Librarians complaining about the quality of Google’s metadata (and how it makes it hard to find things) sound very similar to patrons complaining about how hard library catalogs are to figure out (and how hard it makes it to find things). That disconnect is inherent to the process. Enter: social science. The more we know about what it looks like when people search for particular kinds of information, in theory, the more effectively we can work towards programming searches and creating metadata that will get people where they need to go.
I think that social science is only part of the answer. Much of the problem stems from the fact that, for the most part (at least within MARC-based systems), we are still relying on 1960s technology (Boolean logic) to retrieve information from our library catalogs. That works well with database systems (as opposed to “informationbase” systems) where you are looking for very concrete items (average salary, number of people in a certain department, address lists, etc.).

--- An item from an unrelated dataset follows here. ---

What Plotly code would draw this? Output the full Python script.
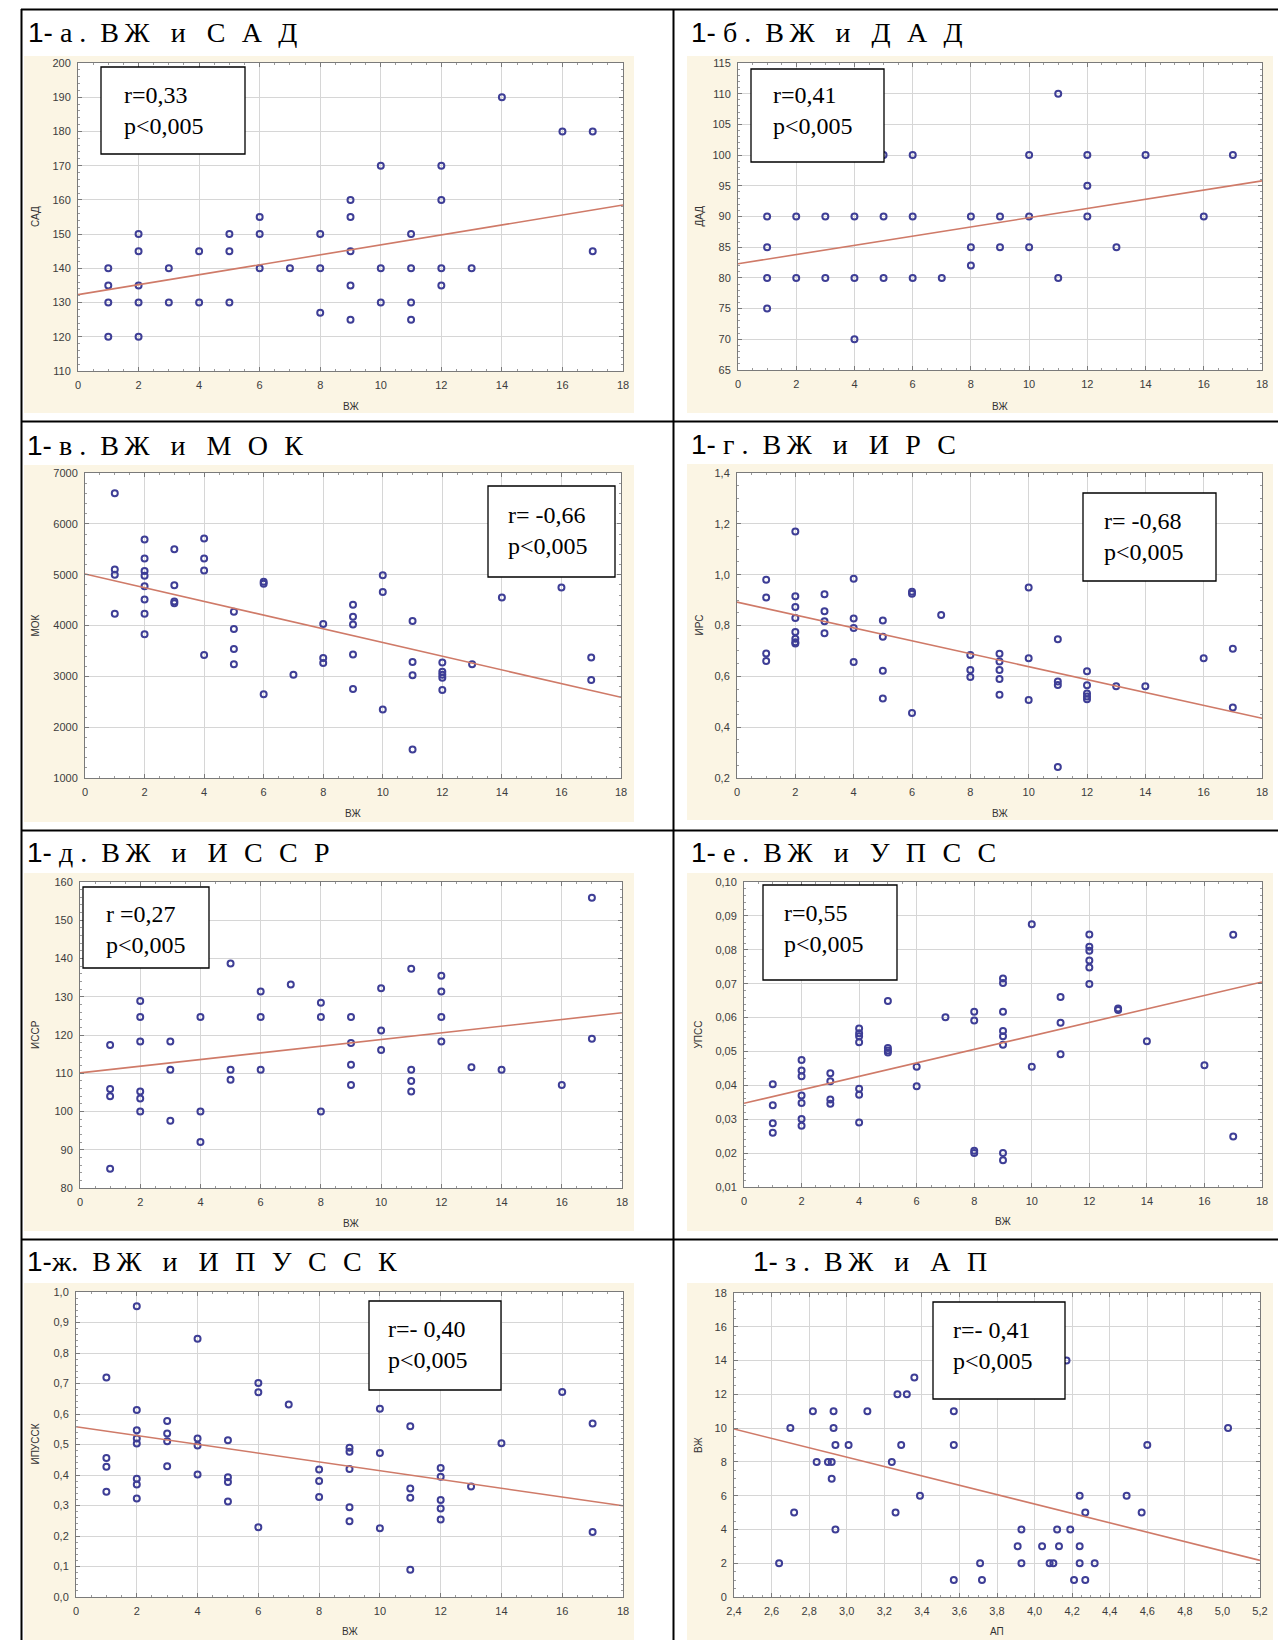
import plotly.graph_objects as go

W, H = 1278, 1640

# ---------------- data ----------------
# 1-а  ВЖ vs САД
a_x = [1,1,1,1, 2,2,2,2,2, 3,3, 4,4, 5,5,5, 6,6,6, 7, 8,8,8, 9,9,9,9,9, 10,10,10, 11,11,11,11, 12,12,12,12, 13, 14, 16, 17,17]
a_y = [140,135,130,120, 150,145,135,130,120, 140,130, 145,130, 150,145,130, 155,150,140, 140, 150,140,127,
       160,155,145,135,125, 170,140,130, 150,140,130,125, 170,160,140,135, 140, 190, 180, 180,145]
a_fit = [132.3, 158.5]

# 1-б  ВЖ vs ДАД
b_x = [1,1,1,1, 2,2, 3,3, 4,4,4, 5,5,5, 6,6,6, 7, 8,8,8, 9,9, 10,10,10, 11,11, 12,12,12, 13, 14, 16, 17]
b_y = [90,85,80,75, 90,80, 90,80, 90,80,70, 100,90,80, 100,90,80, 80, 90,85,82, 90,85, 100,90,85, 110,80,
       100,95,90, 85, 100, 90, 100]
b_fit = [82.3, 95.8]

# 1-в  ВЖ vs МОК
c_x = [1,1,1,1, 2,2,2,2,2,2,2,2, 3,3,3,3, 4,4,4,4, 5,5,5,5, 6,6,6, 7, 8,8,8, 9,9,9,9,9, 10,10,10,
       11,11,11,11, 12,12,12,12,12, 13, 14, 16, 17,17]
c_y = [6600,5100,5000,4230, 5690,5320,5070,4980,4770,4510,4230,3830, 5500,4790,4470,4440, 5710,5320,5080,3420,
       4270,3930,3540,3240, 4860,4820,2650, 3030, 4030,3360,3260, 4410,4170,4020,3430,2750, 4990,4660,2350,
       4090,3280,3020,1560, 3270,3090,3030,2970,2730, 3240, 4550, 4750, 3370,2930]
c_fit = [5013, 2587]

# 1-г  ВЖ vs ИРС
d_x = [1,1,1,1, 2,2,2,2,2,2,2,2, 3,3,3,3, 4,4,4,4, 5,5,5,5, 6,6,6, 7, 8,8,8, 9,9,9,9,9, 10,10,10,
       11,11,11,11, 12,12,12,12,12, 13, 14, 16, 17,17]
d_y = [0.98,0.91,0.69,0.66, 1.17,0.915,0.873,0.83,0.774,0.748,0.734,0.729, 0.923,0.856,0.817,0.77,
       0.984,0.828,0.79,0.656, 0.82,0.756,0.622,0.513, 0.933,0.925,0.456, 0.841, 0.684,0.625,0.597,
       0.689,0.658,0.625,0.59,0.528, 0.95,0.671,0.507, 0.746,0.58,0.566,0.243, 0.62,0.565,0.532,0.521,0.51,
       0.561, 0.561, 0.671, 0.709,0.477]
d_fit = [0.892, 0.435]

# 1-д  ВЖ vs ИССР
e_x = [1,1,1,1, 2,2,2,2,2,2, 3,3,3, 4,4,4, 5,5,5, 6,6,6, 7, 8,8,8, 9,9,9,9, 10,10,10, 11,11,11,11,
       12,12,12,12, 13, 14, 16, 17,17]
e_y = [117.4,105.9,104.0,85.0, 128.9,124.7,118.3,105.2,103.4,100.0, 118.3,110.9,97.6, 124.7,100.0,92.0,
       138.7,110.9,108.3, 131.4,124.7,110.9, 133.2, 128.4,124.7,100.0, 124.7,117.9,112.2,106.9,
       132.2,121.2,116.1, 137.3,110.9,108.0,105.2, 135.5,131.4,124.7,118.3, 111.6, 110.9, 106.9, 155.9,119.0]
e_fit = [110.1, 125.8]

# 1-е  ВЖ vs УПСС
f_x = [1,1,1,1, 2,2,2,2,2,2,2, 3,3,3,3, 4,4,4,4,4,4,4, 5,5,5,5, 6,6, 7, 8,8,8,8, 9,9,9,9,9,9,9,9,
       10,10, 11,11,11, 12,12,12,12,12,12, 13,13, 14, 16, 17,17]
f_y = [0.0403,0.0341,0.0288,0.0260, 0.0475,0.0444,0.0427,0.0370,0.0348,0.0301,0.0281,
       0.0436,0.0412,0.0358,0.0346, 0.0568,0.0554,0.0545,0.0527,0.0390,0.0372,0.0290,
       0.0649,0.0510,0.0503,0.0497, 0.0455,0.0397, 0.0601, 0.0617,0.0591,0.0207,0.0200,
       0.0715,0.0702,0.0617,0.0560,0.0545,0.0520,0.0200,0.0179, 0.0875,0.0455, 0.0661,0.0585,0.0492,
       0.0845,0.0809,0.0797,0.0768,0.0748,0.0699, 0.0627,0.0622, 0.0530, 0.0459, 0.0844,0.0249]
f_fit = [0.0347, 0.0705]

# 1-ж  ВЖ vs ИПУССК
g_x = [1,1,1,1, 2,2,2,2,2,2,2,2, 3,3,3,3, 4,4,4,4, 5,5,5,5, 6,6,6, 7, 8,8,8, 9,9,9,9,9, 10,10,10,
       11,11,11,11, 12,12,12,12,12, 13, 14, 16, 17,17]
g_y = [0.720,0.456,0.427,0.345, 0.953,0.613,0.547,0.520,0.503,0.388,0.369,0.323, 0.577,0.536,0.511,0.429,
       0.847,0.520,0.497,0.402, 0.514,0.393,0.377,0.313, 0.702,0.671,0.229, 0.631, 0.418,0.380,0.328,
       0.489,0.476,0.420,0.294,0.248, 0.617,0.472,0.225, 0.560,0.356,0.325,0.089, 0.423,0.394,0.318,0.290,0.254,
       0.362, 0.504, 0.672, 0.569,0.213]
g_fit = [0.558, 0.299]

# 1-з  АП vs ВЖ
h_x = [2.64,2.70,2.72,2.82,2.84, 2.90,2.92,2.92,2.93,2.93, 2.94,2.94,3.01,3.11,3.24, 3.27,3.26,3.29,3.32,3.36,
       3.39,3.57,3.57,3.57,3.71, 3.72,3.91,3.93,3.93,4.04, 4.08,4.10,4.12,4.13,4.17, 4.19,4.21,4.24,4.24,4.24,
       4.27,4.27,4.32,4.49,4.57, 4.60,5.03]
h_y = [2,10,5,11,8, 8,8,7,10,11, 9,4,9,11,8, 12,5,9,12,13, 6,11,9,1,2, 1,3,4,2,3, 2,2,4,3,14, 4,1,6,3,2,
       5,1,2,6,5, 9,10]
h_fit = [9.95, 2.17]

titles = ["1- а . ВЖ и САД", "1- б . ВЖ и ДАД", "1- в . ВЖ и МОК", "1- г . ВЖ и ИРС",
          "1- д . ВЖ и ИССР", "1- е . ВЖ и УПСС", "1-ж. ВЖ и ИПУССК", "1- з . ВЖ и АП"]
y_titles = ["САД", "ДАД", "МОК", "ИРС", "ИССР", "УПСС", "ИПУССК", "ВЖ"]
x_titles = ["ВЖ", "ВЖ", "ВЖ", "ВЖ", "ВЖ", "ВЖ", "ВЖ", "АП"]
r_texts = ["r=0,33", "r=0,41", "r= -0,66", "r= -0,68", "r =0,27", "r=0,55", "r=- 0,40", "r=- 0,41"]
p_text = "p<0,005"

# ---------------- layout geometry (pixels) ----------------
xs = [a_x, b_x, c_x, d_x, e_x, f_x, g_x, h_x]
ys = [a_y, b_y, c_y, d_y, e_y, f_y, g_y, h_y]
fits = [a_fit, b_fit, c_fit, d_fit, e_fit, f_fit, g_fit, h_fit]
x_ranges = [[0, 18]] * 7 + [[2.4, 5.2]]
x_dticks = [2] * 7 + [0.2]
x_fmt = [""] * 7 + [".1f"]
y_ranges = [[110, 200], [65, 115], [1000, 7000], [0.2, 1.4], [80, 160], [0.01, 0.10], [0, 1.0], [0, 18]]
y_dticks = [10, 5, 1000, 0.2, 10, 0.01, 0.1, 2]
y_fmt = ["", "", "", ".1f", "", ".2f", ".1f", ""]

plots = [(78, 623, 63, 371), (738, 1262, 63, 370), (85, 621, 473, 778), (737, 1262, 473, 778),
         (80, 622, 882, 1188), (744, 1262, 882, 1187), (76, 623, 1292, 1597), (734, 1260, 1293, 1597)]
beige = [(24, 634, 56, 413), (687, 1273, 56, 413), (24, 634, 465, 822), (687, 1273, 464, 820),
         (24, 634, 873, 1231), (687, 1273, 873, 1231), (24, 634, 1283, 1640), (687, 1273, 1283, 1640)]
title_pos = [(26, 32), (689, 32), (25, 445), (689, 444), (25, 852), (689, 852), (25, 1261), (751, 1261)]
boxes = [(101, 67, 245, 154), (751, 69, 884, 162), (488, 486, 615, 577), (1083, 493, 1216, 581),
         (83, 887, 209, 968), (763, 885, 897, 980), (369, 1301, 501, 1390), (933, 1302, 1065, 1399)]
box_text = [(122, 111), (771, 111), (506, 531), (1102, 536), (104, 930), (782, 929), (386, 1344), (951, 1345)]
ytitle_x = [35, 699, 35, 699, 35, 698, 35, 698]
xtitle_y = [406, 406, 813, 813, 1223, 1221, 1631, 1631]


def px(v):
    return v / W


def py(v):
    return 1 - v / H


def fmt_title(t):
    # split "1- а . ВЖ и САД" into parts and widen the letter spacing
    head, rest = t.split(" ВЖ и ")
    head = head.replace("1-", "").strip()
    abbr = "\u2002\u200a".join(list(rest))
    return ('<span style="font-family:Liberation Sans">1-</span>'
            + ("\u00a0" if not head.startswith("ж") else "")
            + head.replace(" ", "\u00a0")
            + "\u00a0\u00a0В\u2009Ж\u2002\u00a0и\u2002\u00a0" + abbr)


fig = go.Figure()
shapes = []
annotations = []
MARK = "#3E3E96"
FIT = "#CF7A68"

for i in range(8):
    n = i + 1
    xa = "x" if n == 1 else f"x{n}"
    ya = "y" if n == 1 else f"y{n}"
    fig.add_trace(go.Scatter(x=xs[i], y=ys[i], mode="markers", xaxis=xa, yaxis=ya,
                             marker=dict(symbol="circle-open", size=6, color=MARK, line=dict(width=2, color=MARK)),
                             showlegend=False, hoverinfo="x+y"))
    fig.add_trace(go.Scatter(x=x_ranges[i], y=fits[i], mode="lines", xaxis=xa, yaxis=ya,
                             line=dict(color=FIT, width=1.6), showlegend=False, hoverinfo="skip"))
    l, r, t, b = plots[i]
    axis_common = dict(showgrid=True, gridcolor="#D6D6D6", gridwidth=1, zeroline=False,
                       showline=True, linecolor="#7A7A7A", linewidth=1, mirror="ticks",
                       ticks="inside", ticklen=4, tickcolor="#7A7A7A",
                       minor=dict(ticks="inside", ticklen=2, tickcolor="#9A9A9A", showgrid=False),
                       tickfont=dict(family="Liberation Sans", size=11, color="#3C3C3C"),
                       automargin=False, fixedrange=True, ticklabelstandoff=4)
    xk = "xaxis" if n == 1 else f"xaxis{n}"
    yk = "yaxis" if n == 1 else f"yaxis{n}"
    fig.layout[xk] = dict(domain=[px(l), px(r)], anchor=ya, range=x_ranges[i], dtick=x_dticks[i],
                          tick0=x_ranges[i][0], tickformat=x_fmt[i], **axis_common)
    fig.layout[yk] = dict(domain=[py(b), py(t)], anchor=xa, range=y_ranges[i], dtick=y_dticks[i],
                          tick0=y_ranges[i][0], tickformat=y_fmt[i], **axis_common)

    bl, br, bt, bb = beige[i]
    shapes.append(dict(type="rect", xref="paper", yref="paper", x0=px(bl), x1=px(br), y0=py(bb), y1=py(bt),
                       fillcolor="#FBF5E4", line=dict(width=0), layer="below"))
    shapes.append(dict(type="rect", xref="paper", yref="paper", x0=px(l), x1=px(r), y0=py(b), y1=py(t),
                       fillcolor="white", line=dict(width=0), layer="below"))
    x0, y0, x1, y1 = boxes[i]
    shapes.append(dict(type="rect", xref="paper", yref="paper", x0=px(x0), x1=px(x1), y0=py(y1), y1=py(y0),
                       fillcolor="white", line=dict(width=1.3, color="black"), layer="above"))
    tx, ty = box_text[i]
    annotations.append(dict(xref="paper", yref="paper", x=px(tx), y=py(ty), xanchor="left", yanchor="middle",
                            align="left", showarrow=False,
                            text=r_texts[i] + "<br>" + p_text.replace("<", "&lt;"),
                            font=dict(family="Liberation Serif", size=24, color="black")))
    ttx, tty = title_pos[i]
    annotations.append(dict(xref="paper", yref="paper", x=px(ttx), y=py(tty), xanchor="left", yanchor="middle",
                            showarrow=False, text=fmt_title(titles[i]),
                            font=dict(family="Liberation Serif", size=28, color="black")))
    annotations.append(dict(xref="paper", yref="paper", x=px(ytitle_x[i]), y=py((t + b) / 2),
                            xanchor="center", yanchor="middle", textangle=-90, showarrow=False,
                            text=y_titles[i], font=dict(family="Liberation Sans", size=10, color="#333333")))
    annotations.append(dict(xref="paper", yref="paper", x=px((l + r) / 2), y=py(xtitle_y[i]),
                            xanchor="center", yanchor="middle", showarrow=False,
                            text=x_titles[i], font=dict(family="Liberation Sans", size=10, color="#333333")))

# table rules
LW = 2
for yy in [9.5, 421.5, 830.5, 1239.5]:
    shapes.append(dict(type="line", xref="paper", yref="paper", x0=px(21), x1=1, y0=py(yy), y1=py(yy),
                       line=dict(color="black", width=LW), layer="above"))
for xx in [21.5, 673.5]:
    shapes.append(dict(type="line", xref="paper", yref="paper", x0=px(xx), x1=px(xx), y0=py(9), y1=0,
                       line=dict(color="black", width=LW), layer="above"))

fig.update_layout(width=W, height=H, margin=dict(l=0, r=0, t=0, b=0), paper_bgcolor="white",
                  plot_bgcolor="rgba(0,0,0,0)", separators=", ", shapes=shapes, annotations=annotations,
                  font=dict(family="Liberation Sans"))

fig.write_html("out.html")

The problem is that we are using tools meant to retrieve data (individual pieces of clearly defined data, such as name, date of birth, years of employment, etc.) do not work well in information retrieval systems where aspects of “aboutness” are FAR less hard-coded. In such cases, it is true that the creation of metadata is by its very nature a subjective process. Different people WILL use different terms in describing what a book or other source of information is “about”. It can’t be otherwise.
Such a situation is bound to make the use of library catalogs in particular a difficult task. While I agree that ethnographic research can help us build better systems, there are already established technologies (although not within commercial ILS front-ends) that have been known for forty years or more that can be used in a library catalog to overcome a number of these difficulties.
I thus see this as an area where ethnographers and information retrieval specialists can work iteratively to develop more usable systems that can provide the patron with catalogs that serve their needs and not that produce frustration and a lack of results.